PROBLEM STATEMENT:
Copy each line of the data below with the word "this".

[Records from a data collection]
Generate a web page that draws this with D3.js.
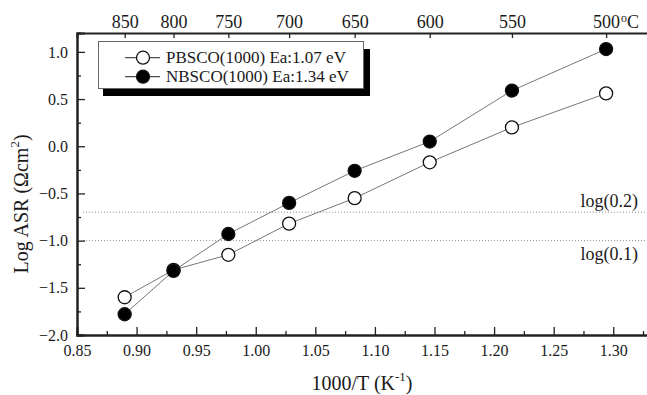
<!DOCTYPE html>
<html>
<head>
<meta charset="utf-8">
<script src="https://cdn.jsdelivr.net/npm/d3@7/dist/d3.min.js"></script>
<style>
  html, body { margin: 0; padding: 0; background: #fff; }
  svg { display: block; font-family: "Liberation Serif", "DejaVu Serif", serif; }
  svg text { font-family: "Liberation Serif", "DejaVu Serif", serif; }
</style>
</head>
<body>
<svg id="chart" width="647" height="395"></svg>
<script>
// Measurement temperatures (°C) and their reciprocal-temperature positions
const tempsC = [850, 800, 750, 700, 650, 600, 550, 500];
const invT = [0.890, 0.931, 0.977, 1.028, 1.083, 1.146, 1.215, 1.294];

// Log ASR values for each cathode
const pbsco = [-1.60, -1.31, -1.15, -0.82, -0.55, -0.17, 0.20, 0.56];
const nbsco = [-1.78, -1.32, -0.93, -0.60, -0.26, 0.05, 0.59, 1.03];

const seriesNames = ["PBSCO(1000) Ea:1.07 eV", "NBSCO(1000) Ea:1.34 eV"];

// Reference levels: log(0.2) and log(0.1)
const refLevels = [Math.log10(0.2), -1.0];
const refLabels = ["log(0.2)", "log(0.1)"];

const xTicks = [0.85, 0.90, 0.95, 1.00, 1.05, 1.10, 1.15, 1.20, 1.25, 1.30];
const yTicks = [-2.0, -1.5, -1.0, -0.5, 0.0, 0.5, 1.0];

const svg = d3.select("#chart");
const plotLeft = 77, plotRight = 649, plotTop = 33, plotBottom = 335;

const x = d3.scaleLinear().domain([0.85, 1.33]).range([plotLeft, plotRight]);
const y = d3.scaleLinear().domain([-2.0, 1.2]).range([plotBottom, plotTop]);

const axisColor = "#222";
const textColor = "#1a1a1a";

// Dotted reference lines
refLevels.forEach(v => {
  svg.append("line")
    .attr("x1", x(0.855)).attr("x2", plotRight)
    .attr("y1", y(v)).attr("y2", y(v))
    .attr("stroke", "#888").attr("stroke-width", 1)
    .attr("stroke-dasharray", "1,2");
});
svg.append("text").attr("x", 638).attr("y", y(refLevels[0]) - 5)
  .attr("text-anchor", "end").attr("font-size", 18).attr("fill", textColor).text(refLabels[0]);
svg.append("text").attr("x", 638).attr("y", y(refLevels[1]) + 19)
  .attr("text-anchor", "end").attr("font-size", 18).attr("fill", textColor).text(refLabels[1]);

// Bottom axis with minor ticks
const minorX = d3.range(0.875, 1.33, 0.05);
const gxMinor = svg.append("g").attr("transform", `translate(0,${plotBottom})`)
  .call(d3.axisBottom(x).tickValues(minorX).tickSize(-4).tickFormat(""));
const gx = svg.append("g").attr("transform", `translate(0,${plotBottom})`)
  .call(d3.axisBottom(x).tickValues(xTicks).tickSize(-8).tickPadding(10).tickFormat(d3.format(".2f")));

// Left axis with minor ticks
const minorY = d3.range(-1.75, 1.2, 0.5);
const gyMinor = svg.append("g").attr("transform", `translate(${plotLeft},0)`)
  .call(d3.axisLeft(y).tickValues(minorY).tickSize(-4).tickFormat(""));
const gy = svg.append("g").attr("transform", `translate(${plotLeft},0)`)
  .call(d3.axisLeft(y).tickValues(yTicks).tickSize(-8).tickPadding(9).tickFormat(d3.format(".1f")));

// Top axis: temperature in °C placed at reciprocal positions
const gt = svg.append("g").attr("transform", `translate(0,${plotTop})`)
  .call(d3.axisTop(x).tickValues(invT).tickSize(-5).tickPadding(5)
    .tickFormat((d, i) => String(tempsC[i])));

[gx, gy, gt, gxMinor, gyMinor].forEach(g => {
  g.attr("font-family", null);
  g.select(".domain").attr("stroke", axisColor).attr("stroke-width", 2);
  g.selectAll(".tick line").attr("stroke", axisColor).attr("stroke-width", 1.3);
  g.selectAll(".tick text").attr("fill", textColor);
});
gy.attr("font-size", 16);
gx.attr("font-size", 16);
gt.attr("font-size", 18);

// Degree-Celsius unit next to the last top tick
const lastTop = gt.selectAll(".tick").filter((d, i) => i === tempsC.length - 1);
lastTop.select("text").each(function() {
  const w = this.getComputedTextLength();
  d3.select(lastTop.node()).append("text")
    .attr("x", w / 2 + 1).attr("y", -5)
    .attr("fill", textColor).attr("font-size", 18)
    .attr("text-anchor", "start")
    .call(t => {
      t.append("tspan").attr("font-size", 12).attr("dy", -6).text("o");
      t.append("tspan").attr("dy", 6).text("C");
    });
});

// Axis titles
svg.append("text")
  .attr("transform", `translate(28,204) rotate(-90)`)
  .attr("text-anchor", "middle").attr("font-size", 20).attr("fill", textColor)
  .call(t => {
    t.append("tspan").text("Log ASR (Ωcm");
    t.append("tspan").attr("font-size", 13).attr("dy", -9).text("2");
    t.append("tspan").attr("dy", 9).text(")");
  });

svg.append("text")
  .attr("x", 362).attr("y", 390)
  .attr("text-anchor", "middle").attr("font-size", 20).attr("fill", textColor)
  .call(t => {
    t.append("tspan").text("1000/T (K");
    t.append("tspan").attr("font-size", 13).attr("dy", -9).text("-1");
    t.append("tspan").attr("dy", 9).text(")");
  });

// Series lines and markers
const line = d3.line().x((d, i) => x(invT[i])).y(d => y(d));
const series = [
  { values: pbsco, fill: "#fff" },
  { values: nbsco, fill: "#000" }
];
const r = 6.5;

series.forEach(s => {
  svg.append("path").datum(s.values)
    .attr("d", line).attr("fill", "none")
    .attr("stroke", "#777").attr("stroke-width", 1);
});
series.forEach(s => {
  svg.append("g").selectAll("circle").data(s.values).join("circle")
    .attr("cx", (d, i) => x(invT[i])).attr("cy", d => y(d)).attr("r", r)
    .attr("fill", s.fill).attr("stroke", "#111").attr("stroke-width", 1.3);
});

// Legend with drop shadow
const lg = svg.append("g");
lg.append("rect").attr("x", 103).attr("y", 49).attr("width", 267).attr("height", 47).attr("fill", "#000");
lg.append("rect").attr("x", 98.5).attr("y", 41.5).attr("width", 265).attr("height", 47)
  .attr("fill", "#fff").attr("stroke", "#666").attr("stroke-width", 1);
seriesNames.forEach((name, i) => {
  const ly = 57.7 + i * 19;
  lg.append("line").attr("x1", 125).attr("x2", 160).attr("y1", ly).attr("y2", ly)
    .attr("stroke", "#222").attr("stroke-width", 1);
  lg.append("circle").attr("cx", 143).attr("cy", ly).attr("r", r)
    .attr("fill", series[i].fill).attr("stroke", "#111").attr("stroke-width", 1.3);
  lg.append("text").attr("x", 166).attr("y", ly + 5)
    .attr("font-size", 17).attr("fill", textColor).text(name);
});
</script>
</body>
</html>
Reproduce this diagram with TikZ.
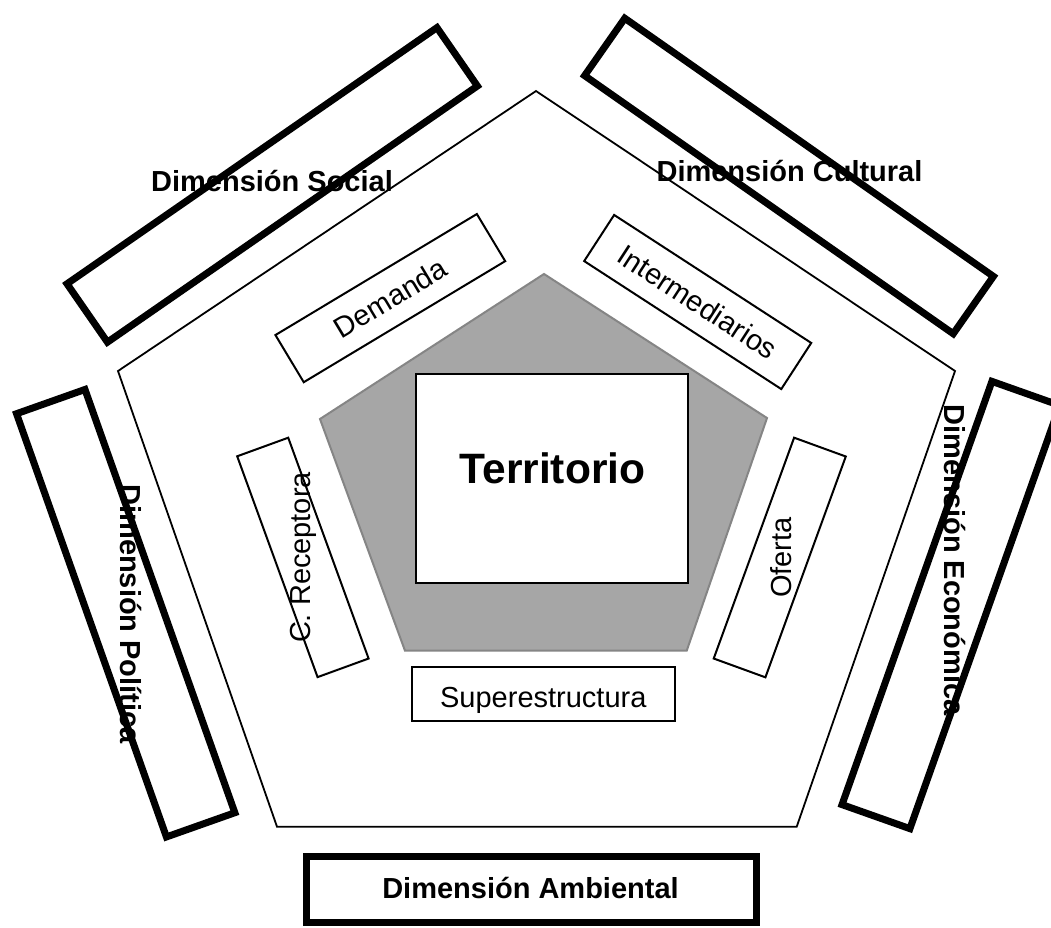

TASK SOLUTION:
Generate a web page that draws this with D3.js.
  const w = this.getComputedTextLength();
Reproduce this diagram with TikZ.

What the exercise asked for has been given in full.